"""

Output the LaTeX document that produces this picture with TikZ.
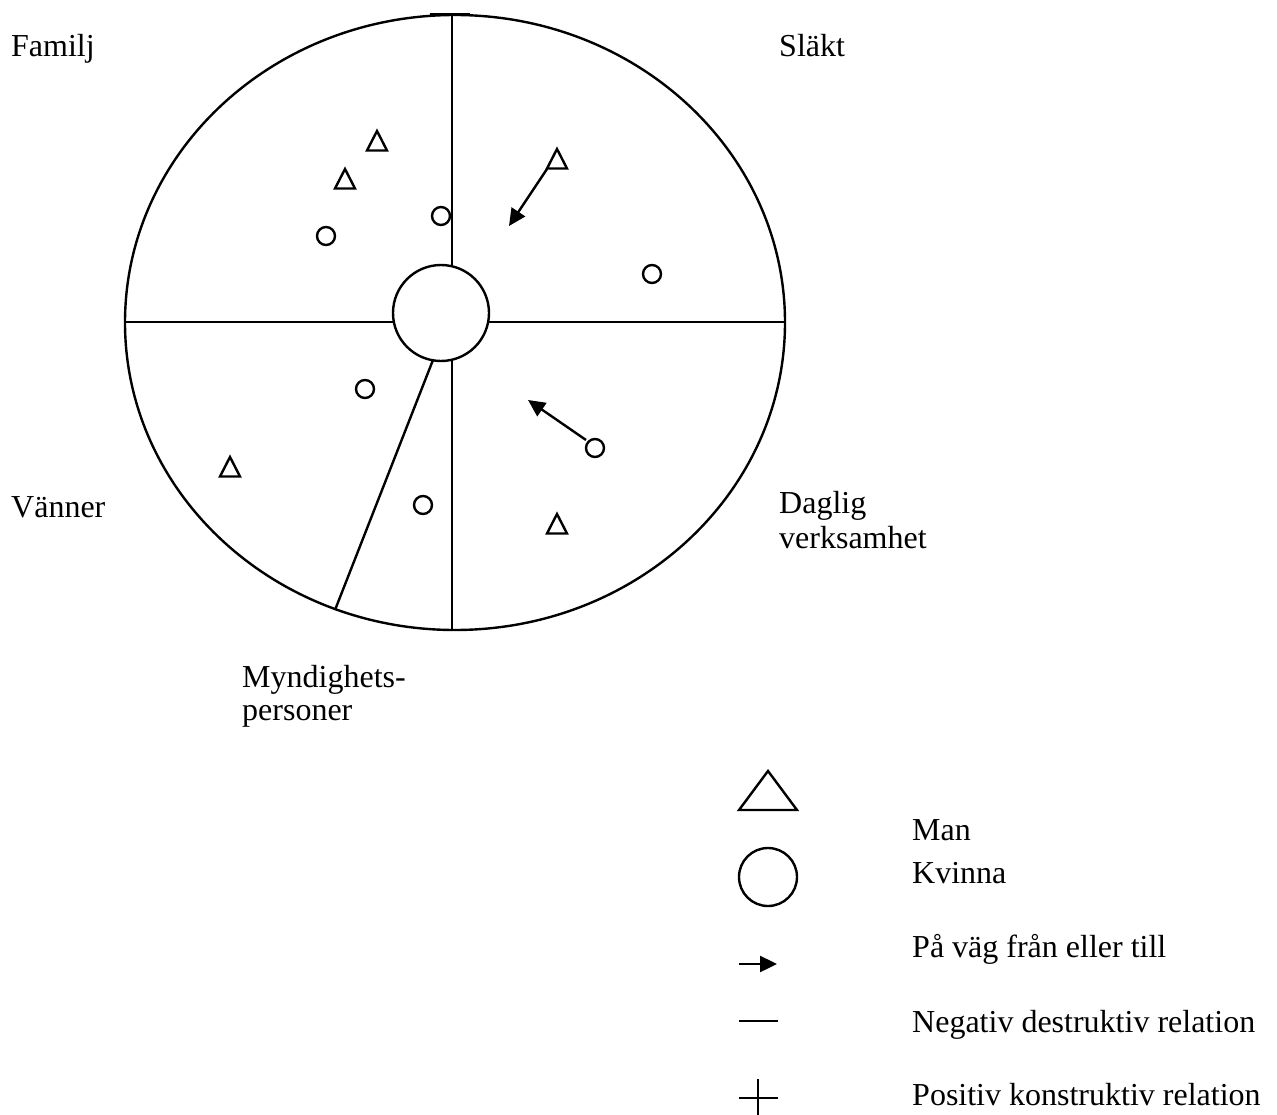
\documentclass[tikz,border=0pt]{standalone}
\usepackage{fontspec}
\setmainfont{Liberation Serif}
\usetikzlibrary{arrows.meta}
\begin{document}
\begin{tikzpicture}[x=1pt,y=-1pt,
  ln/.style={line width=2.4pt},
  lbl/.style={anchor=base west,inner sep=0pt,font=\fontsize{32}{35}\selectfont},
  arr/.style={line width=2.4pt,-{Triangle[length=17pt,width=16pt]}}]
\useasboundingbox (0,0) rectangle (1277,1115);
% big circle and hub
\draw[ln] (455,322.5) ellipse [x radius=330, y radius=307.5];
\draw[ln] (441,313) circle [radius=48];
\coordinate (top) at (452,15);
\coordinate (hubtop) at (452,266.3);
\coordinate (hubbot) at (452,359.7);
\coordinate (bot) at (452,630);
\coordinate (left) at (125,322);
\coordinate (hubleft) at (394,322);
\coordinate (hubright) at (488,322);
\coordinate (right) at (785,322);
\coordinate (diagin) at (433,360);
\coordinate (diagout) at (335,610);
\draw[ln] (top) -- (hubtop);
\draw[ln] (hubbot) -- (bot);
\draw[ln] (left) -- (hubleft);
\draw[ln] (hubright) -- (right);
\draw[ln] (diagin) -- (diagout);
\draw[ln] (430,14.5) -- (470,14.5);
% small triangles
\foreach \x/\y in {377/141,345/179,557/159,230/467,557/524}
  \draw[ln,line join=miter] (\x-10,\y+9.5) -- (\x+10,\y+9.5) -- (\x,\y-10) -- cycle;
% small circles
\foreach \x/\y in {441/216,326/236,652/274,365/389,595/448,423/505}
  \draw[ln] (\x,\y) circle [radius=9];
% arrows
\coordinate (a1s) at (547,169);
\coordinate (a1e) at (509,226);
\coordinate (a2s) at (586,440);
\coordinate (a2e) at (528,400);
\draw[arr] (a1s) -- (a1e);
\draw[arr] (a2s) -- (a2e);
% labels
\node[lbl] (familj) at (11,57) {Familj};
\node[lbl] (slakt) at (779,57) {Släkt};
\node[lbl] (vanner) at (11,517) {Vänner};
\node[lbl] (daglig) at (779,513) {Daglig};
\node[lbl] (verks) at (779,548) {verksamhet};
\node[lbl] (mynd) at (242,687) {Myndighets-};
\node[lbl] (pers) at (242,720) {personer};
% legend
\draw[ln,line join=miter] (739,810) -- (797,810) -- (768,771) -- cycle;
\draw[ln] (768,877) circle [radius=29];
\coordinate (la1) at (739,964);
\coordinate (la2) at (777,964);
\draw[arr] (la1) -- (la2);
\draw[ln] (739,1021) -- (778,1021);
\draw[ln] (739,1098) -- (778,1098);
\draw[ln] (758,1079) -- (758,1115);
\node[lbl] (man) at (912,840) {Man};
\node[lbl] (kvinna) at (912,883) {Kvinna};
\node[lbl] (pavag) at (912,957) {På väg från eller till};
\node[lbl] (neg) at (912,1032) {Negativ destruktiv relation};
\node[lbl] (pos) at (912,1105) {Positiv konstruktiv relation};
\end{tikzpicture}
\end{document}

"""
"""

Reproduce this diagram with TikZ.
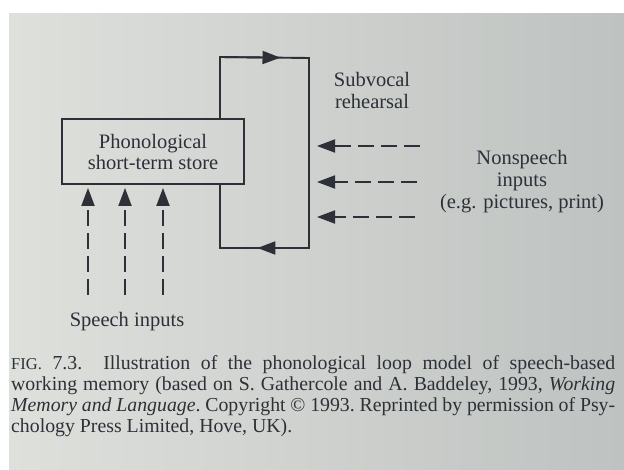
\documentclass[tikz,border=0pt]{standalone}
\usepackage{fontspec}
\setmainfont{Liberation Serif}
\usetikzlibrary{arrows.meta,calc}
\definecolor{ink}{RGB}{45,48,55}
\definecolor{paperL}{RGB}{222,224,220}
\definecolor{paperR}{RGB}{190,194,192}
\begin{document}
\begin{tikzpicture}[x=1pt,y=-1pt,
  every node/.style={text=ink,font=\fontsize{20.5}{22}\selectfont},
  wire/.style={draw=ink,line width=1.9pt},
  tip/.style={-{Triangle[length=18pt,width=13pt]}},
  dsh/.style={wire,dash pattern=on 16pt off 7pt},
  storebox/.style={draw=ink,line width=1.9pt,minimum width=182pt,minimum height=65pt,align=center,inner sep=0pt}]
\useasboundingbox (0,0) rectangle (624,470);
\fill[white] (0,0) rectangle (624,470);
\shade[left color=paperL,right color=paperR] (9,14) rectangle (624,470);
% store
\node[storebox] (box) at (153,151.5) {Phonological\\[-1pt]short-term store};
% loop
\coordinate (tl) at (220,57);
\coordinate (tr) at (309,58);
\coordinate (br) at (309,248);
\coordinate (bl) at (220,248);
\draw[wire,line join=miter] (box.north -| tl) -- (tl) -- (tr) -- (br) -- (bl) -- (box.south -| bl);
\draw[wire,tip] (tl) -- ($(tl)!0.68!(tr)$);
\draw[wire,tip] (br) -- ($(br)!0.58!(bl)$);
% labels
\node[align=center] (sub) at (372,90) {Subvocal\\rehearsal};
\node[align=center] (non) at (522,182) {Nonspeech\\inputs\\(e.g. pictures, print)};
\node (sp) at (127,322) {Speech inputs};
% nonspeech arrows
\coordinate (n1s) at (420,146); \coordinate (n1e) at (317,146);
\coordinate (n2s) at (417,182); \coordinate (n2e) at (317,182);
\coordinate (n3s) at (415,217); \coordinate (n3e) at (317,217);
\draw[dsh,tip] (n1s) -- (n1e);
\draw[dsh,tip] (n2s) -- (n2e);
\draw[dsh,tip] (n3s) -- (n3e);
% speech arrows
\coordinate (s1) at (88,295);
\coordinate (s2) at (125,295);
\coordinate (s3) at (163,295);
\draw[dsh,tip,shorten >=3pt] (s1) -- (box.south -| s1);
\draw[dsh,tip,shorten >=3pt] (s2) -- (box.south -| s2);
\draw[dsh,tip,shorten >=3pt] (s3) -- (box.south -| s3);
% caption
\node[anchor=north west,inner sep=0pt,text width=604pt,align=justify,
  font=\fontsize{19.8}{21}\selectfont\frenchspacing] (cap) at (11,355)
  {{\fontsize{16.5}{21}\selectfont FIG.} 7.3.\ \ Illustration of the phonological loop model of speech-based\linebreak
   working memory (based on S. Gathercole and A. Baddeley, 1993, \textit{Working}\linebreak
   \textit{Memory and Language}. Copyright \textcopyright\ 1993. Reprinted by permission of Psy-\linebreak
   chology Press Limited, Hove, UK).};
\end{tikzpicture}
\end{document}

"""

Task: Count how many lines contain "this" and give only that count.

Solved problem: 2